Double Nickel Brewing Company
Pennsauken Township, NJ
Vienna — Whether Double Nickel calls their Vienna the “ole standby” because it’s popular or easy-drinking, we’re not sure. But one thing we do know: This beer is a complex crowd-pleaser. In it you’ll find an array of flavor profiles: toffee, caramel, cereal, dark and stone fruit, herbal hops, and perhaps a bit of pecan. Definitely a back-porch sipper.
Volksbier Vienna — Wibby’s Co-Founder and Brewmaster, Ryan Wibby, wants to start a lager revolution. This 2020 GABF gold medal winner is certainly a start.

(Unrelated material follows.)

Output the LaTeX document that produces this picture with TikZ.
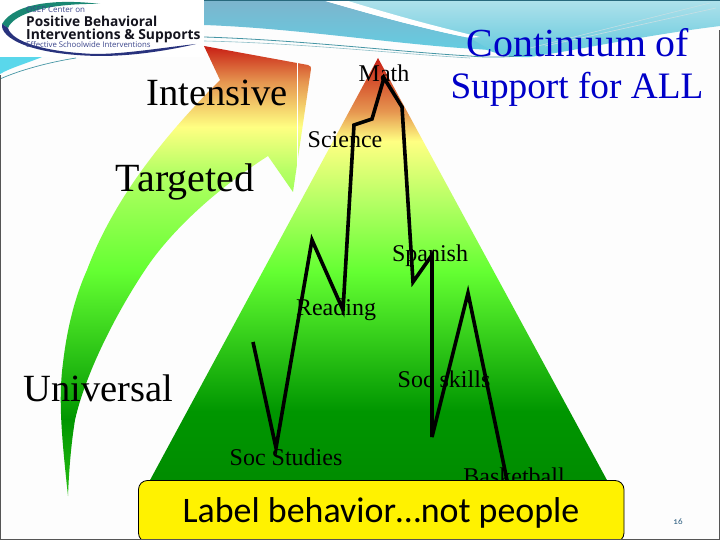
\documentclass[tikz,border=0pt]{standalone}
\usepackage{fontspec}
\setmainfont{Liberation Serif}
\newfontfamily\carlito[Numbers=OldStyle]{Carlito}
\newfontfamily\logofont{Open Sans}
\definecolor{pagebg}{RGB}{253,253,253}
\definecolor{edgegray}{RGB}{85,85,85}
\definecolor{titleblue}{RGB}{0,0,200}
\definecolor{pagenum}{RGB}{40,90,125}
\definecolor{logotext}{RGB}{20,20,30}
\definecolor{logotint}{RGB}{60,70,140}
\definecolor{logoteal}{RGB}{25,135,115}
\definecolor{logonavy}{RGB}{40,50,125}
\definecolor{cyanbit}{RGB}{90,215,235}
\definecolor{thinteal}{RGB}{70,150,165}
\definecolor{topedge}{RGB}{40,105,125}
\definecolor{sDark}{RGB}{0,140,0}
\definecolor{sGreen}{RGB}{0,150,0}
\definecolor{sLime}{RGB}{100,255,50}
\definecolor{sPale}{RGB}{180,255,100}
\definecolor{sYellow}{RGB}{255,255,130}
\definecolor{sOrange}{RGB}{230,150,80}
\definecolor{sRed}{RGB}{200,30,20}
\definecolor{sTip}{RGB}{40,190,20}
\definecolor{bA}{RGB}{100,205,225}
\definecolor{bB}{RGB}{125,180,205}
\definecolor{bC}{RGB}{95,200,220}
\definecolor{bD}{RGB}{175,225,235}
\pgfdeclareverticalshading{peakshade}{100bp}{
 color(0bp)=(sDark);
 color(25bp)=(sDark);
 color(33.3bp)=(sGreen);
 color(49.8bp)=(sLime);
 color(58bp)=(sPale);
 color(65.2bp)=(sYellow);
 color(68.7bp)=(sOrange);
 color(75bp)=(sRed);
 color(100bp)=(sRed)}
\pgfdeclareverticalshading{arrowshade}{100bp}{
 color(0bp)=(sTip);
 color(25bp)=(sTip);
 color(33.5bp)=(sGreen);
 color(50bp)=(sLime);
 color(61bp)=(sPale);
 color(66bp)=(sYellow);
 color(71bp)=(sOrange);
 color(75bp)=(sRed);
 color(100bp)=(sRed)}
\pgfdeclareverticalshading{bandleft}{100bp}{
 color(0bp)=(bA);
 color(25bp)=(bA);
 color(75bp)=(bB);
 color(100bp)=(bB)}
\pgfdeclareverticalshading{bandright}{100bp}{
 color(0bp)=(bC);
 color(25bp)=(bC);
 color(75bp)=(bD);
 color(100bp)=(bD)}
\tikzset{
 biglabel/.style={anchor=base,inner sep=0pt,font=\fontsize{38.5}{40}\selectfont,text=black},
 smalllabel/.style={anchor=base,inner sep=0pt,font=\fontsize{24}{26}\selectfont,text=black},
 peakline/.style={draw=black,line width=3.6pt,line join=miter,miter limit=6},
 logotxt/.style={anchor=base west,inner sep=0pt,text=logotext}
}
\begin{document}
\begin{tikzpicture}[x=1pt,y=-1pt]
\useasboundingbox (0,0) rectangle (720,540);
\fill[pagebg] (0,0) rectangle (720,540);
% top bands
\shade[shading=bandright] (340,0) -- (720,0) -- (720,26) .. controls (640,36) and (590,48) .. (530,57) .. controls (510,58) and (480,52) .. (460,34) -- cycle;
\shade[shading=bandleft] (204,0) -- (322,0) .. controls (370,14) and (420,28) .. (470,38) -- (490,50) -- (460,48) .. controls (380,42) and (290,28) .. (204,25) -- cycle;
\fill[white] (322,0) -- (345,0) .. controls (390,14) and (430,25) .. (480,37) -- (470,38) .. controls (420,28) and (370,14) .. (322,0) -- cycle;
\draw[thinteal,line width=0.8pt] (204,37) .. controls (300,40) and (400,52) .. (470,56) .. controls (490,58) and (510,57) .. (530,55);
\draw[thinteal!60,line width=0.6pt] (204,41) .. controls (300,43) and (400,54) .. (470,58);
\draw[white!70!thinteal,line width=0.6pt] (530,48) -- (710,3);
\draw[white!70!thinteal,line width=0.6pt] (545,46) -- (716,8);
\fill[topedge] (204,0) rectangle (720,1.5);
% lower left swoosh
\fill[cyanbit] (0,57) -- (42,57) .. controls (25,64) and (10,68) .. (0,74) -- cycle;
\draw[thinteal,line width=0.7pt] (0,79) .. controls (20,70) and (50,62) .. (76,58);
% logo
\fill[white] (0,0) rectangle (204,57);
\fill[logoteal] (100,4) .. controls (60,-1) and (15,2) .. (2,24) -- (8,28) .. controls (14,13) and (50,3) .. (100,4) -- cycle;
\fill[logonavy] (2,24) .. controls (0,38) and (30,55) .. (100,56) .. controls (135,56) and (170,50) .. (196,44) .. controls (160,48) and (125,54) .. (95,54) .. controls (45,52) and (12,42) .. (8,28) -- cycle;
\node[logotxt,font=\logofont\fontsize{8}{9}\selectfont,text=logotint] (logoa) at (26,13) {OSEP Center on};
\node[logotxt,font=\logofont\fontsize{13.7}{15}\selectfont\bfseries] (logob) at (26,27) {Positive Behavioral};
\node[logotxt,font=\logofont\fontsize{13.9}{15}\selectfont\bfseries] (logoc) at (26,39.5) {Interventions \& Supports};
\node[logotxt,font=\logofont\fontsize{7.8}{8}\selectfont,text=logotint] (logod) at (26,48) {Effective Schoolwide Interventions};
% arrow
\shade[shading=arrowshade] (68,496) .. controls (62,440) and (58,400) .. (63,363) .. controls (68,320) and (78,290) .. (87,270) .. controls (115,195) and (170,130) .. (220,80) -- (204,46) -- (308,65) .. controls (311,66) and (311,67) .. (311,69) -- (293,192) -- (268,156) .. controls (215,190) and (170,232) .. (145,270) .. controls (115,315) and (85,375) .. (75,420) .. controls (71,445) and (69,470) .. (68,496) -- cycle;
\draw[white,line width=0.7pt] (297,63) -- (297,188);
% peak
\shade[shading=peakshade] (378,58) -- (608,482) -- (149,482) -- cycle;
% zigzag
\coordinate (z1) at (253,342);
\coordinate (z2) at (276,448);
\coordinate (z3) at (312,240);
\coordinate (z4) at (343,310);
\coordinate (z5) at (354,125);
\coordinate (z6) at (372,119);
\coordinate (z7) at (384,78);
\coordinate (z8) at (402,107);
\coordinate (z9) at (413,282);
\coordinate (z10) at (432,255);
\coordinate (z11) at (432,437);
\coordinate (z12) at (468,293);
\coordinate (z13) at (508,485);
\draw[peakline] (z1) -- (z2) -- (z3) -- (z4) -- (z5) -- (z6) -- (z7) -- (z8) -- (z9) -- (z10) -- (z11) -- (z12) -- (z13);
% labels
\node[biglabel] (intensive) at (217,105.5) {Intensive};
\node[biglabel,font=\fontsize{40}{42}\selectfont] (targeted) at (185,191.5) {Targeted};
\node[biglabel] (universal) at (98.5,401) {Universal};
\node[biglabel,font=\fontsize{39.8}{42}\selectfont,text=titleblue] (title1) at (578,56.5) {Continuum of};
\node[biglabel,font=\fontsize{37.3}{40}\selectfont,text=titleblue] (title2) at (577,98.5) {Support for ALL};
\node[smalllabel] (math) at (384,81.5) {Math};
\node[smalllabel] (science) at (345,147.5) {Science};
\node[smalllabel] (spanish) at (430,261) {Spanish};
\node[smalllabel] (reading) at (336,315) {Reading};
\node[smalllabel] (socskills) at (444,387) {Soc skills};
\node[smalllabel] (socstudies) at (286,465) {Soc Studies};
\node[smalllabel] (basketball) at (514,484) {Basketball};
% yellow box
\draw[draw=black,fill=yellow,line width=0.8pt,rounded corners=9pt] (138.5,480.5) rectangle (624,542);
\node[anchor=base,inner sep=0pt,font=\carlito\fontsize{35.9}{38}\selectfont] (msg) at (381,522) {Label behavior…not people};
\node[anchor=base,inner sep=0pt,font=\carlito\fontsize{9}{10}\selectfont,text=pagenum] (pagenumber) at (678,524.5) {16};
% border
\draw[edgegray,line width=1pt] (0.5,75) -- (0.5,539.5) -- (719.5,539.5) -- (719.5,30);
\end{tikzpicture}
\end{document}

Rich and malty, it’s also the first beer to earn a perfect 100-point beer rating from Wine Enthusiast. “With a luxurious mouthfeel that slowly brings on layers of nuts, warmed caramel and a subtle spiciness from noble hops, this Vienna lager is of remarkable quality,” wrote the magazine. “Often beers in this category are too sweet, but here the recipe brings bitterness into the equation for balance. Still, it finishes dry, with only a touch of light brown sugar on the finish.”
Devils Backbone Brewing Company
Vienna Lager — Calling upon four malts and two hops, this beer from Devils Backbone balances sweet, bready malts with just a bit of bitterness. You definitely could (and will want to) drink more than one. The brand primarily focuses on lagers, so it makes sense that they’re willing to put in the time and work to make this Vienna lager just right.
Chuckanut Brewery and Kitchen
Vienna Lager — Chuckanut’s Vienna Lager carries some serious accolades: multiple gold and silver GABF wins, three North American Beer Awards silvers, and a bronze, silver, and gold at the Washington Beer Awards. Why? Because it’s supremely delicate, crisp, and well-balanced, with light roasted malt and caramel notes. All-in-all a true beer that’s indicative of the style.